* TASK TO CARRY OUT *
Determine the number of lines where "picture" occurs and reply with that number by itself.

── PROVIDED DATA

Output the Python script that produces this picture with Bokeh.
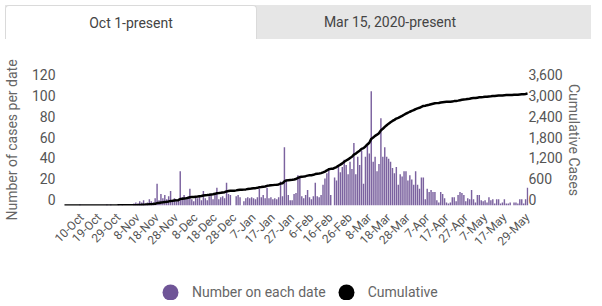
import numpy as np
from bokeh.plotting import figure
from bokeh.models import (Range1d, LinearAxis, FixedTicker, NumeralTickFormatter,
                          ColumnDataSource, Legend, LegendItem, Div)
from bokeh.layouts import column
from bokeh.embed import file_html
from bokeh.resources import INLINE

# ---- data ----
tab_labels = ["Oct 1-present", "Mar 15, 2020-present"]
series_names = ["Number on each date", "Cumulative"]

# daily cases, one value per day starting 1-Oct
daily_cases = [
    0, 0, 0, 0, 0, 0, 0, 0, 1, 0, 0, 0, 0, 0, 0, 0, 0, 0, 0, 0, 0, 0,
    1, 0, 1, 0, 0, 0, 1, 0, 1, 0, 0, 0, 0, 0,
    2, 3, 2, 4, 3, 5, 2, 3, 6, 4, 3,
    7, 21, 5, 11, 7, 10, 6, 9, 14, 5, 7, 4, 6,
    33, 8, 10, 6, 9, 16, 6, 4, 8, 7,
    9, 5, 14, 7, 5, 9, 10, 6, 11, 17,
    6, 8, 9, 7, 22, 11, 10, 0, 0, 9, 10, 8, 0,
    4, 7, 8, 7, 8, 7, 6, 8, 16, 8, 10, 7, 17, 7, 8, 6, 7,
    6, 8, 23, 9, 56, 25, 10, 5, 5, 11,
    12, 29, 27, 9, 7, 10, 15, 8, 6, 9,
    22, 9, 8, 10, 20, 26, 31, 36, 10, 0,
    27, 24, 39, 32, 37, 44, 39, 30, 42, 35,
    60, 30, 47, 39, 53, 21, 47, 58, 50, 110,
    42, 47, 33, 40, 84, 47, 56, 47, 45, 42,
    36, 31, 37, 20, 30, 28, 33, 33, 24, 29,
    25, 20, 33, 20, 16, 27, 27, 6, 16, 13,
    15, 13, 13, 5, 3, 13, 11, 7, 3, 2,
    3, 8, 8, 4, 10, 13, 12, 10, 4, 7,
    6, 15, 6, 3, 10, 10, 5, 4, 5, 3,
    8, 5, 6, 2, 6, 6, 2, 3, 6, 2,
    2, 3, 0, 3, 3, 2, 6, 6, 2, 6, 17,
]

tick_days = [9, 18, 28, 38, 48, 58, 68, 78, 88, 98, 108, 118, 128, 138, 148,
             158, 168, 178, 188, 198, 208, 218, 228, 240]
tick_labels = ["10-Oct", "19-Oct", "29-Oct", "8-Nov", "18-Nov", "28-Nov", "8-Dec",
               "18-Dec", "28-Dec", "7-Jan", "17-Jan", "27-Jan", "6-Feb", "16-Feb",
               "26-Feb", "8-Mar", "18-Mar", "28-Mar", "7-Apr", "17-Apr", "27-Apr",
               "7-May", "17-May", "29-May"]
left_ticks = [0, 20, 40, 60, 80, 100, 120]
right_ticks = [0, 600, 1200, 1800, 2400, 3000, 3600]

days = list(range(len(daily_cases)))
cumulative = np.cumsum(daily_cases).tolist()
src = ColumnDataSource(dict(day=days, cases=daily_cases, cum=cumulative))

FONT = "Roboto"
BAR = "#7b629f"

# ---- tabs header ----
tabs_html = f"""
<div style="position:relative;width:586px;height:34px;background:#e6e6e6;
            font-family:Roboto, sans-serif;font-size:14px;color:#444;">
  <div style="position:absolute;left:0;top:0;width:252px;height:34px;background:#ffffff;
              border:1px solid #dadada;border-bottom:none;border-radius:4px 4px 0 0;
              box-sizing:border-box;text-align:center;line-height:34px;">{tab_labels[0]}</div>
  <div style="position:absolute;left:252px;top:0;width:266px;height:34px;
              text-align:center;line-height:34px;">{tab_labels[1]}</div>
</div>
"""
tabs = Div(text=tabs_html, width=586, height=34)

# ---- chart ----
p = figure(width=586, height=230, x_range=Range1d(-0.5, 240.5), y_range=Range1d(0, 126),
           output_backend="svg", toolbar_location=None, y_axis_location=None,
           min_border_left=58, min_border_right=58, min_border_top=30, min_border_bottom=69)
p.outline_line_color = None
p.grid.visible = False
p.extra_y_ranges = {"ylab": Range1d(-5.77, 120.23),
                    "cum": Range1d(0, 3780),
                    "cumlab": Range1d(-173, 3607)}

p.vbar(x="day", top="cases", width=0.75, source=src, fill_color=BAR, line_color=None)
p.line(x="day", y="cum", source=src, y_range_name="cum", line_color="black", line_width=2.5)

def style_axis(ax, size="14px", color="#555"):
    ax.axis_line_color = None
    ax.major_tick_line_color = None
    ax.minor_tick_line_color = None
    ax.major_tick_out = 0
    ax.major_label_text_font = FONT
    ax.major_label_text_font_size = size
    ax.major_label_text_color = color
    ax.axis_label_text_font = FONT
    ax.axis_label_text_font_size = "14px"
    ax.axis_label_text_font_style = "normal"
    ax.axis_label_text_color = "#666"

xa = p.xaxis[0]
xa.ticker = FixedTicker(ticks=tick_days)
xa.major_label_overrides = {d: l for d, l in zip(tick_days, tick_labels)}
xa.major_label_orientation = np.pi / 4
style_axis(xa, size="12px")
xa.major_label_standoff = 10

ly = LinearAxis(y_range_name="ylab", ticker=FixedTicker(ticks=left_ticks),
                axis_label="Number of cases per date")
style_axis(ly)
ly.major_label_text_align = "left"
ly.major_label_standoff = 8
ly.axis_label_standoff = 9
p.add_layout(ly, "left")

ry = LinearAxis(y_range_name="cumlab", ticker=FixedTicker(ticks=right_ticks),
                formatter=NumeralTickFormatter(format="0,0"), axis_label="Cumulative Cases")
style_axis(ry)
ry.major_label_text_align = "right"
ry.major_label_standoff = 0
ry.axis_label_standoff = 0
p.add_layout(ry, "right")

# ---- legend row ----
lf = figure(width=586, height=26, x_range=Range1d(0, 1), y_range=Range1d(0, 1),
            output_backend="svg", toolbar_location=None, x_axis_location=None,
            y_axis_location=None, min_border=0)
lf.outline_line_color = None
lf.grid.visible = False
r1 = lf.scatter(x=[-5], y=[-5], marker="circle", fill_color="#6f5597", line_color=None)
r2 = lf.scatter(x=[-5], y=[-5], marker="circle", fill_color="#000000", line_color=None)
legend = Legend(items=[LegendItem(label=series_names[0], renderers=[r1]),
                       LegendItem(label=series_names[1], renderers=[r2])],
                location=(87, -12), orientation="horizontal",
                glyph_width=40, glyph_height=40, label_standoff=2, spacing=-6,
                padding=0, margin=0, border_line_color=None, background_fill_alpha=0,
                label_text_font=FONT, label_text_font_size="14px", label_text_color="#666")
lf.add_layout(legend)

layout = column(tabs, p, lf)
open("out.html", "w").write(file_html(layout, INLINE))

────

* ANSWER *
1